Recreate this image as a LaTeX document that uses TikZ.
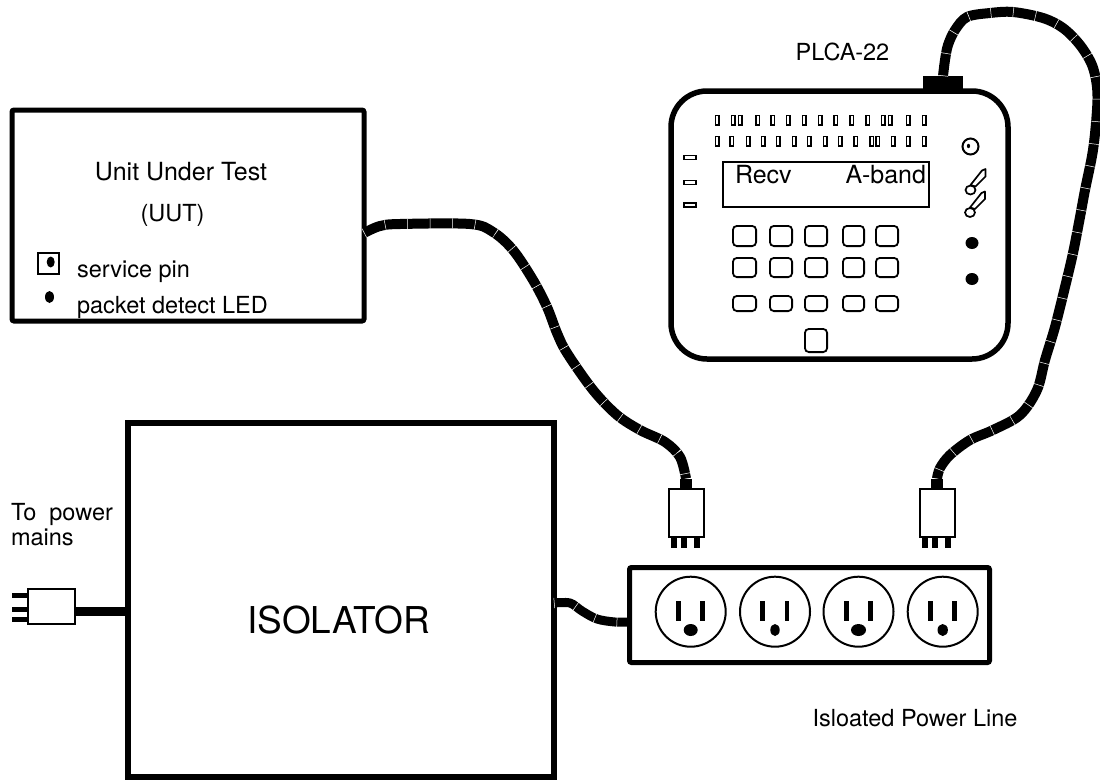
\documentclass[tikz,border=0pt]{standalone}
\usepackage{fontspec}
\setmainfont{TeX Gyre Heros}
\usetikzlibrary{calc}
\begin{document}
\begin{tikzpicture}[x=1pt,y=-1pt,
  every node/.style={inner sep=0pt, outer sep=0pt},
  heavy/.style={draw, line width=5.5pt},
  fine/.style={draw, line width=1.8pt},
  lbl/.style={font=\fontsize{23.5}{28}\selectfont},
  disptext/.style={font=\fontsize{25}{30}\selectfont},
  bigtext/.style={font=\fontsize{37}{44}\selectfont},
  cable/.style={line width=10pt, line join=round,
    postaction={draw=white, line width=10.1pt, dash pattern=on 0.5pt off 22pt}},
  btn/.style={line width=1.8pt, rounded corners=4pt},
  outlet/.style={circle, draw, line width=2pt, minimum size=70pt},
  plug/.pic={
    \node[fine, line width=2pt, minimum width=35pt, minimum height=48pt] (-body) {};
    \node[fill, minimum width=12pt, minimum height=10pt, anchor=south] (-neck) at (-body.north) {};
    \foreach \a/\b in {-15/-9,-5.5/0.5,8/14} \fill (\a,24) rectangle (\b,35.5);
  }
]
\useasboundingbox (0,0) rectangle (1100,782);

% ---------------- Unit under test ----------------
\node[heavy, line width=5pt, rounded corners=2pt, minimum width=352pt, minimum height=211pt] (uut) at (188,215.5) {};
\node[lbl, font=\fontsize{25}{30}\selectfont, anchor=base] (uuttitle) at (181,180) {Unit Under Test};
\node[lbl, anchor=base] (uutabbr) at (172.5,221) {(UUT)};
\node[draw, line width=2pt, minimum size=21pt] (pin) at (48.5,263.5) {};
\fill (50.7,262) ellipse (4 and 5.5);
\node[lbl, anchor=base west] (pinlbl) at (77,277) {service pin};
\fill (49.5,297) ellipse (4.5 and 6);
\node[lbl, anchor=base west] (ledlbl) at (77,313) {packet detect LED};

% ---------------- PLCA-22 analyser ----------------
\node[heavy, rounded corners=36pt, minimum width=337pt, minimum height=268pt] (plca) at (839.5,225) {};
\node[fill, minimum width=40pt, minimum height=16pt] (plcaport) at (943,84) {};
\node[lbl, anchor=base] (plcaname) at (842.5,60) {PLCA-22};

% LED rows
\foreach \x in {717.3,733.3,740,757.7,772.7,788.3,804,820,835.7,851.7,867.7,883.3,890,908.3,924}
  \draw[line width=1.6pt] (\x-1.7,115.3) rectangle (\x+1.7,124.7);
\foreach \x in {717.3,731.7,748.3,763.3,778.3,794.3,809,825,840,855.7,871.7,877.7,893.3,908.3,924}
  \draw[line width=1.6pt] (\x-1.7,136.3) rectangle (\x+1.7,145.7);
% side indicators
\foreach \y in {157.5,182.5,205}
  \draw[line width=1.6pt] (683.8,\y-2) rectangle (696.2,\y+2);

% display
\node[draw, line width=2pt, minimum width=206pt, minimum height=45pt] (disp) at (826,184.5) {};
\node[disptext, anchor=base west] (recv) at (735,183.3) {Recv};
\node[disptext, anchor=base east] (band) at (926,183.3) {A-band};

% keypad
\foreach \a/\b in {732/757,769/793,804/828,842/865,875/899}
  \foreach \c/\d in {225/247,257/278,295/312}
    \draw[btn] (\a+0.9,\c+0.9) rectangle (\b-0.9,\d-0.9);
\draw[btn] (804.9,328.9) rectangle (827.1,352.1);

% right-hand controls
\draw[line width=2pt] (970.5,146.5) circle (8);
\fill (968.5,146) ellipse (1.6 and 2.2);
\foreach \dx/\dy in {0/0,-0.5/22.5} {
  \draw[line width=1.7pt] (970.5+\dx,190+\dy) ellipse (5 and 4.5);
  \draw[line width=1.7pt, line join=round] (970.5+\dx,185+\dy) -- (982+\dx,170.5+\dy)
     -- (985.5+\dx,169+\dy) -- (985.5+\dx,176.5+\dy) -- (975.5+\dx,186.5+\dy) -- cycle;
}
\fill (972,243) ellipse (6.5 and 6);
\fill (972,279) ellipse (6.5 and 6);

% ---------------- Isolator ----------------
\node[heavy, minimum width=426pt, minimum height=354pt] (iso) at (341,600) {};
\node[bigtext, anchor=base] (isolbl) at (338.5,633) {ISOLATOR};

% mains plug
\node[draw, line width=2pt, minimum width=47pt, minimum height=35pt] (mains) at (51.5,606.5) {};
\foreach \y in {593,607,617} \fill (12,\y) rectangle (28,\y+5);
\coordinate (mainsout) at ($(mains.east)+(0,5)$);
\draw[line width=9pt] (mainsout) -- (mainsout -| iso.west);
\node[lbl, anchor=base west] (mainslbl1) at (11,520) {To~~power};
\node[lbl, anchor=base west] (mainslbl2) at (11,545) {mains};

% ---------------- Power strip ----------------
\node[heavy, line width=5pt, rounded corners=2pt, minimum width=360pt, minimum height=95pt] (strip) at (809.5,615) {};
\foreach \x/\n/\gx/\gy in {690.7/1/7/6,775/2/4.7/6,858.5/3/7.5/6,942.7/4/5.2/6} {
  \node[outlet] (out\n) at (\x,611.7) {};
  \fill (\x-14.7,601) rectangle (\x-9.7,621);
  \fill (\x+9.5,601) rectangle (\x+14.3,621);
  \fill (\x,630) ellipse [x radius=\gx, y radius=\gy];
}
\node[lbl, anchor=base] (striplbl) at (915,726) {Isloated Power Line};

% plugs
\pic (p1) at (686,512.5) {plug};
\pic (p2) at (937,512.5) {plug};

% ---------------- Cables ----------------
\coordinate (uutport) at ($(uut.east)+(0,17.5)$);
\coordinate (isoport) at ($(iso.east)+(0,3)$);
\coordinate (stripport) at ($(strip.west)+(0,7)$);

\draw[cable] plot[smooth, tension=0.55] coordinates {
  (uutport) (380,226) (400,224) (470,224) (493,232) (513,250) (533,280)
  (547,307) (557,333) (567,353) (593,390) (617,415) (640,430) (665,442)
  (680,457) (p1-neck.north)};

\draw[cable] plot[smooth, tension=0.55] coordinates {
  (plcaport.north) (945,60) (948,45) (955,30) (967,17) (990,13) (1013,12)
  (1043,18) (1063,28) (1080,45) (1092,65) (1097,87) (1097,110) (1093,150)
  (1085,190) (1080,217) (1073,253) (1065,287) (1055,327) (1045,360)
  (1037,390) (1020,415) (993,430) (970,440) (950,455) (940,468) (p2-neck.north)};

\draw[cable, line width=9pt] plot[smooth, tension=0.55] coordinates {
  (isoport) (570,603) (582,611) (597,619) (615,622) (stripport)};

\end{tikzpicture}
\end{document}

- - -

## WHAT IS BEING ASKED
Starting at the top of the listing above, reproduce each line up to and including the one with "(0,0) rectangle (1100,782);"; omit the pictures.

## OUTPUT OF THE TASK
Recreate this image as a LaTeX document that uses TikZ.
\documentclass[tikz,border=0pt]{standalone}
\usepackage{fontspec}
\setmainfont{TeX Gyre Heros}
\usetikzlibrary{calc}
\begin{document}
\begin{tikzpicture}[x=1pt,y=-1pt,
  every node/.style={inner sep=0pt, outer sep=0pt},
  heavy/.style={draw, line width=5.5pt},
  fine/.style={draw, line width=1.8pt},
  lbl/.style={font=\fontsize{23.5}{28}\selectfont},
  disptext/.style={font=\fontsize{25}{30}\selectfont},
  bigtext/.style={font=\fontsize{37}{44}\selectfont},
  cable/.style={line width=10pt, line join=round,
    postaction={draw=white, line width=10.1pt, dash pattern=on 0.5pt off 22pt}},
  btn/.style={line width=1.8pt, rounded corners=4pt},
  outlet/.style={circle, draw, line width=2pt, minimum size=70pt},
  plug/.pic={
    \node[fine, line width=2pt, minimum width=35pt, minimum height=48pt] (-body) {};
    \node[fill, minimum width=12pt, minimum height=10pt, anchor=south] (-neck) at (-body.north) {};
    \foreach \a/\b in {-15/-9,-5.5/0.5,8/14} \fill (\a,24) rectangle (\b,35.5);
  }
]
\useasboundingbox (0,0) rectangle (1100,782);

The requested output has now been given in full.